Das eigene Verhalten reflektieren
Laut den Autoren ist es weniger die Trennung an sich, die die Kinder belastet. Vielmehr seien es die vorausgehenden, endlosen Streitereien der Eltern sowie die Angst vor Veränderungen. Die damit einhergehenden Belastungen ließen sich zumindest mindern. Sowohl hitzige Auseinandersetzungen als auch liebevolle Annäherungen seien vor den Kindern zu vermeiden. Letztere könnten die falsche Hoffnung wecken, die Trennung sei nur vorübergehend. Stattdessen sollten die Eltern als fürsorgliches Team auftreten und ihren Kindern das Gefühl vermitteln, weiterhin gemeinsam für sie da zu sein. Das erfordere jedoch, dass man den jeweils anderen als Elternteil wertschätzt. Besonders viel Fingerspitzengefühl sei gefragt, wenn neue Partner ins Spiel kommen. Diese müssen eine klare Rolle einnehmen und von allen, insbesondere vom Nachwuchs, akzeptiert werden.
Willems, Appeldoorn und Goyens machen auch klar: Ist die Sicherheit der Kinder gefährdet oder sitzt der Schmerz zu tief, dann ist der vorgeschlagene dritte Weg womöglich nicht angeraten – zumindest vorerst. Das gilt vor allem für einseitige Trennungen, bei denen die oder der Verlassene zunächst räumliche und emotionale Distanz zum Ex-Partner aufbauen muss. Hier lautet die Empfehlung: Keine nostalgischen Erinnerungen an die verflossene Liebe hegen, sondern den Ex-Partner vor allem in seiner Rolle als Elternteil sehen.
Unklare Methodik
Um ihre Ratschläge wissenschaftlich zu untermauern, führen die Autoren Studien an, laut denen Kinder nach einer gelungenen Scheidung langfristig genauso zufrieden sind wie Kinder in intakten Familien. Leider erfährt man kaum etwas über die Methodik dieser Untersuchungen. Zu einer anderen zitierten Studie, in der Kinder und Eltern ihr Wohlbefinden vor und nach der Scheidung auf einer 10-Punkte-Skala angeben sollten, bleiben ebenfalls wichtige Fragen offen: nämlich, ob es sich um konfliktbeladene Trennungen oder solche auf dem "dritten Weg" handelte. Wer das wissen will, muss in die Originalarbeiten schauen.

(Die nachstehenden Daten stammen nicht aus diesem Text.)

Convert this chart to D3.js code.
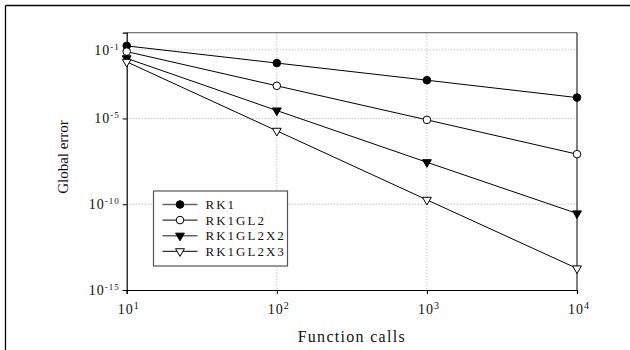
<!DOCTYPE html>
<html>
<head>
<meta charset="utf-8">
<script src="https://cdn.jsdelivr.net/npm/d3@7"></script>
<style>
  body { margin: 0; background: #fff; }
  svg { display: block; }
</style>
</head>
<body>
<div id="chart"></div>
<script>
// function calls (x)
var calls = [10, 100, 1000, 10000];

// global error per method
var rk1       = [1.7e-1, 1.7e-2, 1.7e-3, 1.65e-4];
var rk1gl2    = [7.9e-2, 8.0e-4, 8.3e-6, 8.3e-8];
var rk1gl2x2  = [3.2e-2, 2.9e-5, 2.8e-8, 2.9e-11];
var rk1gl2x3  = [2.0e-2, 1.9e-6, 1.8e-10, 1.8e-14];

var names   = ["RK1", "RK1GL2", "RK1GL2X2", "RK1GL2X3"];
var symbols = ["dot", "circle", "tridown", "tridown-open"];

var xTicks = [10, 100, 1000, 10000];
var xExp   = ["1", "2", "3", "4"];
var yTicks = [1e-1, 1e-5, 1e-10, 1e-15];
var yExp   = ["-1", "-5", "-10", "-15"];

var series = [rk1, rk1gl2, rk1gl2x2, rk1gl2x3];

var serif = '"Liberation Serif", "Times New Roman", serif';

var W = 630, H = 350;
var margin = { top: 32.7, right: 53, bottom: 60, left: 126.7 };
var width = W - margin.left - margin.right,
    height = H - margin.top - margin.bottom;

var svg = d3.select('#chart')
    .append('svg')
    .attr('width', W)
    .attr('height', H)
    .attr('font-family', serif);

// outer frame (only top and left edges show)
svg.append('line')
    .attr('x1', 5.5).attr('x2', W)
    .attr('y1', 5.5).attr('y2', 5.5)
    .attr('stroke', '#000').attr('stroke-width', 1.3);
svg.append('line')
    .attr('x1', 5.5).attr('x2', 5.5)
    .attr('y1', 5.5).attr('y2', H)
    .attr('stroke', '#000').attr('stroke-width', 1.3);

var g = svg.append('g')
    .attr('transform', 'translate(' + margin.left + ',' + margin.top + ')');

var x = d3.scaleLog()
    .domain([10, 10000])
    .range([0, width]);

var y = d3.scaleLog()
    .domain([1e-15, 1])
    .range([height, 0]);

// grid lines
g.selectAll('.hgrid')
    .data(yTicks.slice(0, 3))
    .enter().append('line')
    .attr('x1', 0).attr('x2', width)
    .attr('y1', d => y(d)).attr('y2', d => y(d))
    .attr('stroke', '#aaa')
    .attr('stroke-dasharray', '1,2');

g.selectAll('.vgrid')
    .data(xTicks.slice(1, 3))
    .enter().append('line')
    .attr('x1', d => x(d)).attr('x2', d => x(d))
    .attr('y1', 0).attr('y2', height)
    .attr('stroke', '#aaa')
    .attr('stroke-dasharray', '1,2');

// top and right frame
g.append('line')
    .attr('x1', 0).attr('x2', width)
    .attr('y1', 0).attr('y2', 0)
    .attr('stroke', '#777').attr('stroke-width', 1.2);
g.append('line')
    .attr('x1', width).attr('x2', width)
    .attr('y1', 0).attr('y2', height)
    .attr('stroke', '#000').attr('stroke-width', 1);

// axes
var xAxis = d3.axisBottom(x).tickValues(xTicks).tickSize(4).tickFormat('');
var yAxis = d3.axisLeft(y).tickValues(yTicks).tickSize(4).tickFormat('');

g.append('g')
    .attr('transform', 'translate(0,' + height + ')')
    .call(xAxis)
    .call(a => a.select('.domain').attr('stroke-width', 1.2));
g.append('g')
    .call(yAxis)
    .call(a => a.select('.domain').attr('stroke-width', 1.2));

// x tick labels
xTicks.forEach(function (t, i) {
    var tx = g.append('text')
        .attr('x', x(t) + 2)
        .attr('y', height + 24)
        .attr('text-anchor', 'middle')
        .attr('font-family', serif)
        .attr('fill', '#111')
        .style('font-size', '14px')
        .style('letter-spacing', '1px');
    tx.append('tspan').text('10');
    tx.append('tspan').attr('dy', -5).style('font-size', '10px').text(xExp[i]);
});

// y tick labels
yTicks.forEach(function (t, i) {
    var ty = g.append('text')
        .attr('x', -7)
        .attr('y', y(t) + 5)
        .attr('text-anchor', 'end')
        .attr('font-family', serif)
        .attr('fill', '#111')
        .style('font-size', '14px')
        .style('letter-spacing', '1px');
    ty.append('tspan').text('10');
    ty.append('tspan').attr('dy', -5).style('font-size', '9px').text(yExp[i]);
});

// axis titles
svg.append('text')
    .attr('x', margin.left + width / 2)
    .attr('y', 341.5)
    .attr('text-anchor', 'middle')
    .attr('font-family', serif)
    .attr('fill', '#111')
    .style('font-size', '16px')
    .style('letter-spacing', '1.3px')
    .text('Function calls');

svg.append('text')
    .attr('transform', 'translate(68,157) rotate(-90)')
    .attr('text-anchor', 'middle')
    .attr('font-family', serif)
    .attr('fill', '#111')
    .style('font-size', '15px')
    .text('Global error');

// lines + markers
var line = d3.line()
    .x((d, i) => x(calls[i]))
    .y(d => y(d));

var tri = d3.symbol().type(d3.symbolTriangle).size(34);

function marker(sel, kind, cx, cy) {
    if (kind === 'dot' || kind === 'circle') {
        sel.append('circle')
            .attr('cx', cx).attr('cy', cy).attr('r', 3.8)
            .attr('fill', kind === 'dot' ? '#000' : '#fff')
            .attr('stroke', '#000').attr('stroke-width', 1);
    } else {
        sel.append('path')
            .attr('d', tri())
            .attr('transform', 'translate(' + cx + ',' + cy + ') rotate(180)')
            .attr('fill', kind === 'tridown' ? '#000' : '#fff')
            .attr('stroke', '#000').attr('stroke-width', 1);
    }
}

series.forEach(function (s, k) {
    g.append('path')
        .datum(s)
        .attr('d', line)
        .attr('fill', 'none')
        .attr('stroke', '#000')
        .attr('stroke-width', 1);
    s.forEach(function (v, i) {
        marker(g, symbols[k], x(calls[i]), y(v));
    });
});

// legend
var lg = svg.append('g').attr('transform', 'translate(153.5,191)');
lg.append('rect')
    .attr('width', 134).attr('height', 75)
    .attr('fill', '#fff')
    .attr('stroke', '#555').attr('stroke-width', 1.2);

names.forEach(function (n, k) {
    var ly = 13.5 + k * 15.6;
    lg.append('line')
        .attr('x1', 9).attr('x2', 44)
        .attr('y1', ly).attr('y2', ly)
        .attr('stroke', k % 2 === 0 ? '#666' : '#000')
        .attr('stroke-width', k % 2 === 0 ? 1.6 : 1);
    marker(lg, symbols[k], 26.5, ly);
    lg.append('text')
        .attr('x', 52)
        .attr('y', ly + 4.5)
        .attr('font-family', serif)
        .attr('fill', '#111')
        .style('font-size', '13px')
        .style('letter-spacing', '2px')
        .text(n);
});
</script>
</body>
</html>
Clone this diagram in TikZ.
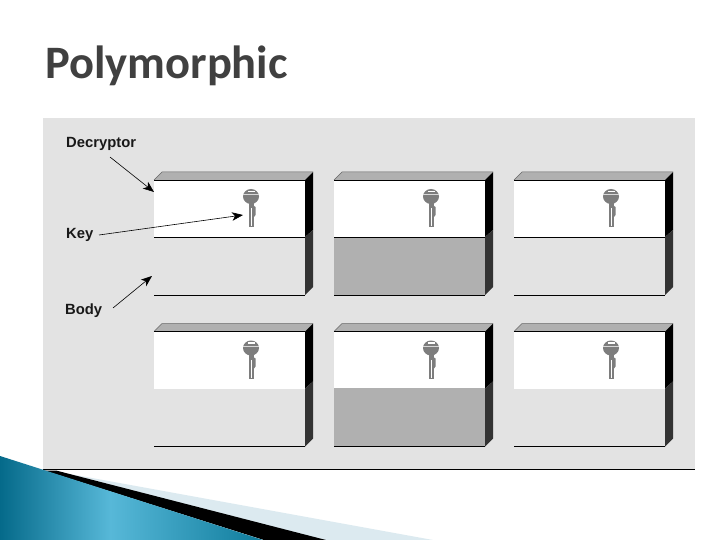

In jedem Kapitel kommen betroffene Eltern und Kinder zu Wort, wobei auch negative Erfahrungen anklingen. Das vermittelt einen Eindruck davon, wie dritte Wege konkret aussehen können, und macht das Werk authentisch. Mit fortschreitender Lektüre stößt man jedoch immer häufiger auf Wiederholungen, worunter die Aufmerksamkeit beim Lesen leidet. Das ist schade, denn so geht manch interessanter Aspekt womöglich unter.
Eine "glückliche Scheidung", so der Tenor dieses Buchs, kann gelingen, wenn alle mit Umsicht dazu beitragen: Mutter, Vater, Kind und Bonuseltern.